In one of Alaska's deadlier hotel fires, the Nordale Hotel caught fire on February 22, 1972, killing four people and destroying the hotel. Among the four who died in the blaze was McGown, then 88. One of the items recovered from the hotel safe after the fire was a small box belonging to her, in which was contained a piece of dried sod from Ireland.

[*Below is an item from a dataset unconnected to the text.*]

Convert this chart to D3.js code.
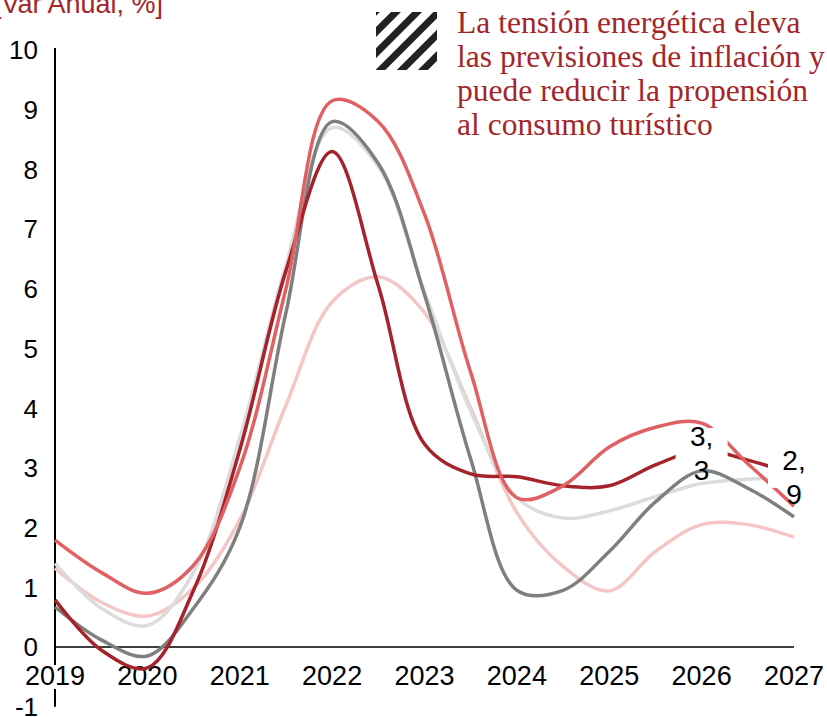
<!DOCTYPE html>
<html><head><meta charset="utf-8">
<script src="https://cdn.jsdelivr.net/npm/d3@7"></script>
<style>body{margin:0;background:#fff;} svg{display:block;}</style>
</head><body>
<svg id="chart" width="827" height="717"></svg>
<script>
// ---- data ----
const years = [2019, 2019.5, 2020, 2020.5, 2021, 2021.5, 2022, 2022.5, 2023, 2023.5, 2024, 2024.5, 2025, 2025.5, 2026, 2026.5, 2027];
const serieOscuro = [0.79, -0.05, -0.35, 0.95, 3.3, 6.3, 8.3, 6.05, 3.4, 2.9, 2.85, 2.7, 2.7, 3.05, 3.3, 3.13, 2.9];
const serieRojo   = [1.79, 1.25, 0.9, 1.37, 3.0, 6.0, 9.15, 8.8, 7.25, 4.6, 2.5, 2.7, 3.35, 3.68, 3.75, 3.07, 2.36];
const serieGris   = [0.67, 0.12, -0.15, 0.65, 2.0, 5.6, 8.8, 8.1, 5.9, 3.15, 0.95, 0.95, 1.6, 2.43, 2.95, 2.66, 2.18];
const serieGrisClaro = [1.4, 0.65, 0.36, 1.25, 3.5, 6.4, 8.7, 8.05, 5.95, 3.95, 2.5, 2.16, 2.28, 2.52, 2.74, 2.81, 2.83];
const serieRosa   = [1.32, 0.75, 0.52, 0.99, 2.13, 4.05, 5.78, 6.2, 5.6, 4.0, 2.25, 1.35, 0.94, 1.6, 2.05, 2.05, 1.84];
const xTickYears = [2019, 2020, 2021, 2022, 2023, 2024, 2025, 2026, 2027];
const yTickValues = [-1, 0, 1, 2, 3, 4, 5, 6, 7, 8, 9, 10];
const dataLabels = [
  {year: 2026, value: 3.3, lines: ["3,", "3"]},
  {year: 2027, value: 2.9, lines: ["2,", "9"]}
];
const annotationLines = [
  "La tensión energética eleva",
  "las previsiones de inflación y",
  "puede reducir la propensión",
  "al consumo turístico"
];
const unitLabel = "[Var Anual, %]";

const seriesDefs = [
  {values: serieRosa, color: "#F4C6C6"},
  {values: serieGrisClaro, color: "#DCDCDC"},
  {values: serieGris, color: "#7F7F7F"},
  {values: serieOscuro, color: "#A5232A"},
  {values: serieRojo, color: "#E06063"}
];

// ---- chart ----
const svg = d3.select("#chart");
const x = d3.scaleLinear().domain([2019, 2027]).range([55, 794]);
const y = d3.scaleLinear().domain([-1, 10]).range([706.7, 50]);
const textColor = "#A3262A";

// pattern for icon
const defs = svg.append("defs");
const pat = defs.append("pattern").attr("id", "hatch").attr("patternUnits", "userSpaceOnUse")
  .attr("width", 15).attr("height", 15).attr("patternTransform", "rotate(45)");
pat.append("rect").attr("x", 0).attr("y", 0).attr("width", 7).attr("height", 15).attr("fill", "#222");

// unit label (cut at top, as in the reference)
svg.append("text").attr("x", -6).attr("y", 13)
  .attr("font-family", "Liberation Sans, Arial, sans-serif").attr("font-size", 27)
  .attr("fill", textColor).text(unitLabel);

// y axis line
svg.append("line").attr("x1", 55).attr("x2", 55).attr("y1", y(10) - 2).attr("y2", y(-1))
  .attr("stroke", "#000").attr("stroke-width", 2);
// zero line
svg.append("line").attr("x1", x(2019)).attr("x2", x(2027)).attr("y1", y(0)).attr("y2", y(0))
  .attr("stroke", "#000").attr("stroke-width", 1.5);

// y tick labels
svg.append("g").selectAll("text").data(yTickValues).join("text")
  .attr("x", 38).attr("y", d => y(d)).attr("dy", "0.36em")
  .attr("text-anchor", "end")
  .attr("font-family", "Liberation Sans, Arial, sans-serif").attr("font-size", 26)
  .attr("fill", "#000").text(d => d);

// x tick labels (white bg behind the first, over the axis line)
const xg = svg.append("g");
xTickYears.forEach(yr => {
  const t = xg.append("text").attr("x", x(yr)).attr("y", 685)
    .attr("text-anchor", "middle")
    .attr("font-family", "Liberation Sans, Arial, sans-serif").attr("font-size", 27)
    .attr("fill", "#000").text(yr);
  if (yr === 2019) {
    const b = t.node().getBBox();
    xg.insert("rect", "text").attr("x", b.x).attr("y", b.y + 4).attr("width", b.width).attr("height", b.height - 6).attr("fill", "#fff");
  }
});

// series
const line = d3.line().x((d, i) => x(years[i])).y(d => y(d)).curve(d3.curveCatmullRom.alpha(0.5));
svg.append("g").selectAll("path").data(seriesDefs).join("path")
  .attr("d", d => line(d.values))
  .attr("fill", "none").attr("stroke", d => d.color).attr("stroke-width", 3.5)
  .attr("stroke-linejoin", "round").attr("stroke-linecap", "butt");

// data labels
const lg = svg.append("g");
dataLabels.forEach(l => {
  const cx = x(l.year), cy = y(l.value);
  lg.append("rect").attr("x", cx - 26).attr("y", cy - 22).attr("width", 52).attr("height", 36).attr("fill", "#fff");
  l.lines.forEach((s, i) => {
    lg.append("text").attr("x", cx).attr("y", cy - 4 + i * 34)
      .attr("text-anchor", "middle")
      .attr("font-family", "Liberation Sans, Arial, sans-serif").attr("font-size", 28)
      .attr("fill", "#000").text(s);
  });
});

// icon
svg.append("rect").attr("x", 376).attr("y", 12).attr("width", 61).attr("height", 58).attr("fill", "url(#hatch)");

// annotation
const ag = svg.append("g");
let fs = 28;
const tmp = ag.append("text").attr("font-family", "Liberation Serif, Times New Roman, serif").attr("font-size", fs).text(annotationLines[1]);
const w = tmp.node().getComputedTextLength();
tmp.remove();
fs = fs * 368 / w;
annotationLines.forEach((s, i) => {
  ag.append("text").attr("x", 457).attr("y", 33 + i * 34)
    .attr("font-family", "Liberation Serif, Times New Roman, serif").attr("font-size", fs)
    .attr("fill", textColor).text(s);
});
</script>
</body></html>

An Alaska Supreme Court decision later ruled that the City of Fairbanks had a duty to protect hotel occupants through fire inspections.

==Recognitions and honors==
McGown was the first woman to win the Fairbanks Chamber of Commerce distinguished-service award.

In 1953, territorial governor B. Frank Heintzleman issued a proclamation naming McGown Alaska's honorary hostess.

In 1971 the University of Alaska Fairbanks dedicated a music rehearsal hall in McGown's honor. The Eva McGown Music Room is located in the Fine Arts Complex. It is designed specifically for choral practice and is equipped with risers for group rehearsal.

A stained glass window designed by Helen L. Atkinson and made by Debbie Mathews from over 500 pieces of glass was created for St. Matthew's Episcopal Church in 1999. The window commemorates Eva McGown and the St. Matthew's choir of the early 1900s and depicts McGown playing the organ.